Aim
What follows is a listing to be transcribed exactly.
╭─ Dataset excerpt
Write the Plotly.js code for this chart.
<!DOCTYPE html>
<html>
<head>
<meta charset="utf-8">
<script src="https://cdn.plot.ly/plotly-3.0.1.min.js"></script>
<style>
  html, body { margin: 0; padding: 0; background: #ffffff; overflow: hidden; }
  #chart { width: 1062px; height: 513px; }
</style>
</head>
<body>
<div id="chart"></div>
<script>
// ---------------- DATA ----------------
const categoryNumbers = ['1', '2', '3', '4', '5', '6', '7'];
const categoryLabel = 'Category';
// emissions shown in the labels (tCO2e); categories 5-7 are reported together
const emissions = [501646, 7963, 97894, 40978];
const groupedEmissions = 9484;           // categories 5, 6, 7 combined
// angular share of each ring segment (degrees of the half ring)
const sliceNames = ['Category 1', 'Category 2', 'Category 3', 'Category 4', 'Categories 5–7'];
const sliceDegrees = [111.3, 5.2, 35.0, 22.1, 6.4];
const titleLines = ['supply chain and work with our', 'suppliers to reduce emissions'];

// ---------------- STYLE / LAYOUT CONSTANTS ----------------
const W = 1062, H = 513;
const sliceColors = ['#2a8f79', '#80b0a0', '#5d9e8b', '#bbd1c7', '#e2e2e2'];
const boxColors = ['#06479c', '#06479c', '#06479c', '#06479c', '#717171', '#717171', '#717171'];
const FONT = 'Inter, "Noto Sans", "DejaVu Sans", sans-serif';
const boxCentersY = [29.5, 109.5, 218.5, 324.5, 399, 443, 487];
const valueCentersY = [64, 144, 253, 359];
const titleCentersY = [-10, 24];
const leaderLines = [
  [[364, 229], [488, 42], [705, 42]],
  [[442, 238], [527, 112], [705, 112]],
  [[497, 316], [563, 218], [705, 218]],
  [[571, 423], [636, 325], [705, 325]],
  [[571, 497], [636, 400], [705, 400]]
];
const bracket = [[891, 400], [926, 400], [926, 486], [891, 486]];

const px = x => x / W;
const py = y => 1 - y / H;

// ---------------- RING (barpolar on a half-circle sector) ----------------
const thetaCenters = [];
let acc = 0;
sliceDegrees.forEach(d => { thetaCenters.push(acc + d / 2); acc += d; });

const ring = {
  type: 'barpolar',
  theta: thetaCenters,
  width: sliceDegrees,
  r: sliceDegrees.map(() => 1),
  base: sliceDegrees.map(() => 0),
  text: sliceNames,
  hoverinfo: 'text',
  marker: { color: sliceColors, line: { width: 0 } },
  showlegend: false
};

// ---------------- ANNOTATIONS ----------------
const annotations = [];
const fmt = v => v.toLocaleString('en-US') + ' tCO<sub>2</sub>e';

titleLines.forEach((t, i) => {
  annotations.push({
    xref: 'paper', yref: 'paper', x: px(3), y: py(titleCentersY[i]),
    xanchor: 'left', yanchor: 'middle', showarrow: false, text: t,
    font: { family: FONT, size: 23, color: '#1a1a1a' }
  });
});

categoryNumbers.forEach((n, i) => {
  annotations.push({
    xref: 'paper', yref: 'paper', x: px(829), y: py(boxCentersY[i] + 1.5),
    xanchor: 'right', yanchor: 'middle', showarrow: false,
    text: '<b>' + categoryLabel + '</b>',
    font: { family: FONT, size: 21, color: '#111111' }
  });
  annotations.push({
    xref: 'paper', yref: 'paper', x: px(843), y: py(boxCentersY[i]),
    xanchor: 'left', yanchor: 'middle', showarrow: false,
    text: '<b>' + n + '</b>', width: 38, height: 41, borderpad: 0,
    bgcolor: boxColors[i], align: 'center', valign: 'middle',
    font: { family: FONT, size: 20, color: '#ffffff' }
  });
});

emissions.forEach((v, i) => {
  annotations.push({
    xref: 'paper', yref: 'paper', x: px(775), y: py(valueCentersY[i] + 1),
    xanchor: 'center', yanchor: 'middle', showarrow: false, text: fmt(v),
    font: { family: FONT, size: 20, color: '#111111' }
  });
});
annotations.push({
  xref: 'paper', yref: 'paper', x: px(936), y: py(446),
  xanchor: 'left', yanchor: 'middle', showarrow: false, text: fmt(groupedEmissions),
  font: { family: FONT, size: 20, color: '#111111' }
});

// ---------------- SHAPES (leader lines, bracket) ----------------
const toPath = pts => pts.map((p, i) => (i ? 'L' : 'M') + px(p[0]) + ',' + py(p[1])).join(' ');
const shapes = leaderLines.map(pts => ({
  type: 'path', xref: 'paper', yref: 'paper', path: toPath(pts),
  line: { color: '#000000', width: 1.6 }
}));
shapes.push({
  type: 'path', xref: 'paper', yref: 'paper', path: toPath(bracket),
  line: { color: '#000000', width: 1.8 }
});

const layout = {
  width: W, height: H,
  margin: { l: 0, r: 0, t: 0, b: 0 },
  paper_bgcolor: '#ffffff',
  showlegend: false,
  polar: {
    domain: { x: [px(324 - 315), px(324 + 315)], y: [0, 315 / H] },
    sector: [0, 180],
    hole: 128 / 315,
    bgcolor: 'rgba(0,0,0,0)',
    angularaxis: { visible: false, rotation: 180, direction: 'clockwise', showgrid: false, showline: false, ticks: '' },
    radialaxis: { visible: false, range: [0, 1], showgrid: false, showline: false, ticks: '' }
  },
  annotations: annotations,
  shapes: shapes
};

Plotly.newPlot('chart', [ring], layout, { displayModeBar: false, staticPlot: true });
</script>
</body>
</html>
╰─
Solution for this exercise
Write the Plotly.js code for this chart.
<!DOCTYPE html>
<html>
<head>
<meta charset="utf-8">
<script src="https://cdn.plot.ly/plotly-3.0.1.min.js"></script>
<style>
  html, body { margin: 0; padding: 0; background: #ffffff; overflow: hidden; }
  #chart { width: 1062px; height: 513px; }
</style>
</head>
<body>
<div id="chart"></div>
<script>
// ---------------- DATA ----------------
const categoryNumbers = ['1', '2', '3', '4', '5', '6', '7'];
const categoryLabel = 'Category';
// emissions shown in the labels (tCO2e); categories 5-7 are reported together
const emissions = [501646, 7963, 97894, 40978];
const groupedEmissions = 9484;           // categories 5, 6, 7 combined
// angular share of each ring segment (degrees of the half ring)
const sliceNames = ['Category 1', 'Category 2', 'Category 3', 'Category 4', 'Categories 5–7'];
const sliceDegrees = [111.3, 5.2, 35.0, 22.1, 6.4];
const titleLines = ['supply chain and work with our', 'suppliers to reduce emissions'];

// ---------------- STYLE / LAYOUT CONSTANTS ----------------
const W = 1062, H = 513;
const sliceColors = ['#2a8f79', '#80b0a0', '#5d9e8b', '#bbd1c7', '#e2e2e2'];
const boxColors = ['#06479c', '#06479c', '#06479c', '#06479c', '#717171', '#717171', '#717171'];
const FONT = 'Inter, "Noto Sans", "DejaVu Sans", sans-serif';
const boxCentersY = [29.5, 109.5, 218.5, 324.5, 399, 443, 487];
const valueCentersY = [64, 144, 253, 359];
const titleCentersY = [-10, 24];
const leaderLines = [
  [[364, 229], [488, 42], [705, 42]],
  [[442, 238], [527, 112], [705, 112]],
  [[497, 316], [563, 218], [705, 218]],
  [[571, 423], [636, 325], [705, 325]],
  [[571, 497], [636, 400], [705, 400]]
];
const bracket = [[891, 400], [926, 400], [926, 486], [891, 486]];

const px = x => x / W;
const py = y => 1 - y / H;

// ---------------- RING (barpolar on a half-circle sector) ----------------
const thetaCenters = [];
let acc = 0;
sliceDegrees.forEach(d => { thetaCenters.push(acc + d / 2); acc += d; });

const ring = {
  type: 'barpolar',
  theta: thetaCenters,
  width: sliceDegrees,
  r: sliceDegrees.map(() => 1),
  base: sliceDegrees.map(() => 0),
  text: sliceNames,
  hoverinfo: 'text',
  marker: { color: sliceColors, line: { width: 0 } },
  showlegend: false
};

// ---------------- ANNOTATIONS ----------------
const annotations = [];
const fmt = v => v.toLocaleString('en-US') + ' tCO<sub>2</sub>e';

titleLines.forEach((t, i) => {
  annotations.push({
    xref: 'paper', yref: 'paper', x: px(3), y: py(titleCentersY[i]),
    xanchor: 'left', yanchor: 'middle', showarrow: false, text: t,
    font: { family: FONT, size: 23, color: '#1a1a1a' }
  });
});

categoryNumbers.forEach((n, i) => {
  annotations.push({
    xref: 'paper', yref: 'paper', x: px(829), y: py(boxCentersY[i] + 1.5),
    xanchor: 'right', yanchor: 'middle', showarrow: false,
    text: '<b>' + categoryLabel + '</b>',
    font: { family: FONT, size: 21, color: '#111111' }
  });
  annotations.push({
    xref: 'paper', yref: 'paper', x: px(843), y: py(boxCentersY[i]),
    xanchor: 'left', yanchor: 'middle', showarrow: false,
    text: '<b>' + n + '</b>', width: 38, height: 41, borderpad: 0,
    bgcolor: boxColors[i], align: 'center', valign: 'middle',
    font: { family: FONT, size: 20, color: '#ffffff' }
  });
});

emissions.forEach((v, i) => {
  annotations.push({
    xref: 'paper', yref: 'paper', x: px(775), y: py(valueCentersY[i] + 1),
    xanchor: 'center', yanchor: 'middle', showarrow: false, text: fmt(v),
    font: { family: FONT, size: 20, color: '#111111' }
  });
});
annotations.push({
  xref: 'paper', yref: 'paper', x: px(936), y: py(446),
  xanchor: 'left', yanchor: 'middle', showarrow: false, text: fmt(groupedEmissions),
  font: { family: FONT, size: 20, color: '#111111' }
});

// ---------------- SHAPES (leader lines, bracket) ----------------
const toPath = pts => pts.map((p, i) => (i ? 'L' : 'M') + px(p[0]) + ',' + py(p[1])).join(' ');
const shapes = leaderLines.map(pts => ({
  type: 'path', xref: 'paper', yref: 'paper', path: toPath(pts),
  line: { color: '#000000', width: 1.6 }
}));
shapes.push({
  type: 'path', xref: 'paper', yref: 'paper', path: toPath(bracket),
  line: { color: '#000000', width: 1.8 }
});

const layout = {
  width: W, height: H,
  margin: { l: 0, r: 0, t: 0, b: 0 },
  paper_bgcolor: '#ffffff',
  showlegend: false,
  polar: {
    domain: { x: [px(324 - 315), px(324 + 315)], y: [0, 315 / H] },
    sector: [0, 180],
    hole: 128 / 315,
    bgcolor: 'rgba(0,0,0,0)',
    angularaxis: { visible: false, rotation: 180, direction: 'clockwise', showgrid: false, showline: false, ticks: '' },
    radialaxis: { visible: false, range: [0, 1], showgrid: false, showline: false, ticks: '' }
  },
  annotations: annotations,
  shapes: shapes
};

Plotly.newPlot('chart', [ring], layout, { displayModeBar: false, staticPlot: true });
</script>
</body>
</html>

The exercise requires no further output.